• THE TASK: Return the entries below in their exact form, leaving the pictures out.

• RAW DATA:

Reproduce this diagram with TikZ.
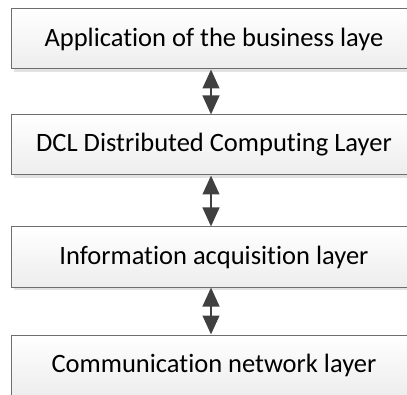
\documentclass[tikz,border=0pt]{standalone}
\usepackage{fontspec}
\setmainfont{Carlito}[Ligatures=NoCommon]
\usetikzlibrary{arrows.meta}
\definecolor{boxline}{HTML}{6E6E6E}
\definecolor{boxshadow}{HTML}{E2E2E2}
\definecolor{arrowcol}{HTML}{404040}
\tikzset{
  layer/.style={draw=boxline, line width=1pt, top color=white, bottom color=black!7,
    minimum width=406pt, minimum height=60pt, inner sep=0pt,
    font=\fontsize{26.5}{30}\selectfont, text=black},
  shadowbox/.style={fill=boxshadow, draw=none},
  link/.style={arrowcol, line width=2.8pt,
    {Triangle[length=19pt,width=16.5pt]}-{Triangle[length=19pt,width=16.5pt]}}
}
\begin{document}
\begin{tikzpicture}[x=1pt,y=1pt]
\useasboundingbox (0,0) rectangle (407,394);
\clip (0,0) rectangle (407,394);
% shadows
\fill[shadowbox] (14,322) rectangle (420,331);
\fill[shadowbox] (14,216) rectangle (420,225);
\fill[shadowbox] (14,104) rectangle (420,113);
\node[layer] (app) at (214,355) {Application of the business laye};
\node[layer] (dcl) at (214,249) {DCL Distributed Computing Layer};
\node[layer] (info) at (214,137) {Information acquisition layer};
\node[layer] (comm) at (214,29) {Communication network layer};
\draw[link] ([xshift=-3pt]app.south) -- ([xshift=-3pt]dcl.north);
\draw[link] ([xshift=-3pt]dcl.south) -- ([xshift=-3pt]info.north);
\draw[link] ([xshift=-3pt]info.south) -- ([xshift=-3pt]comm.north);
\end{tikzpicture}
\end{document}
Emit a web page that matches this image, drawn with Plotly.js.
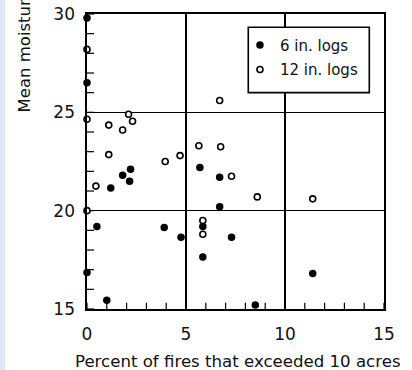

• EXERCISE OUTPUT:
Reproduce this diagram with TikZ.
\documentclass[tikz,border=0pt]{standalone}
\usepackage{fontspec}
\setmainfont{Carlito}[Ligatures=NoCommon]
\usetikzlibrary{arrows.meta}
\definecolor{boxline}{HTML}{6E6E6E}
\definecolor{boxshadow}{HTML}{E2E2E2}
\definecolor{arrowcol}{HTML}{404040}
\tikzset{
  layer/.style={draw=boxline, line width=1pt, top color=white, bottom color=black!7,
    minimum width=406pt, minimum height=60pt, inner sep=0pt,
    font=\fontsize{26.5}{30}\selectfont, text=black},
  shadowbox/.style={fill=boxshadow, draw=none},
  link/.style={arrowcol, line width=2.8pt,
    {Triangle[length=19pt,width=16.5pt]}-{Triangle[length=19pt,width=16.5pt]}}
}
\begin{document}
\begin{tikzpicture}[x=1pt,y=1pt]
\useasboundingbox (0,0) rectangle (407,394);
\clip (0,0) rectangle (407,394);
% shadows
\fill[shadowbox] (14,322) rectangle (420,331);
\fill[shadowbox] (14,216) rectangle (420,225);
\fill[shadowbox] (14,104) rectangle (420,113);
\node[layer] (app) at (214,355) {Application of the business laye};
\node[layer] (dcl) at (214,249) {DCL Distributed Computing Layer};
\node[layer] (info) at (214,137) {Information acquisition layer};
\node[layer] (comm) at (214,29) {Communication network layer};
\draw[link] ([xshift=-3pt]app.south) -- ([xshift=-3pt]dcl.north);
\draw[link] ([xshift=-3pt]dcl.south) -- ([xshift=-3pt]info.north);
\draw[link] ([xshift=-3pt]info.south) -- ([xshift=-3pt]comm.north);
\end{tikzpicture}
\end{document}
Emit a web page that matches this image, drawn with Plotly.js.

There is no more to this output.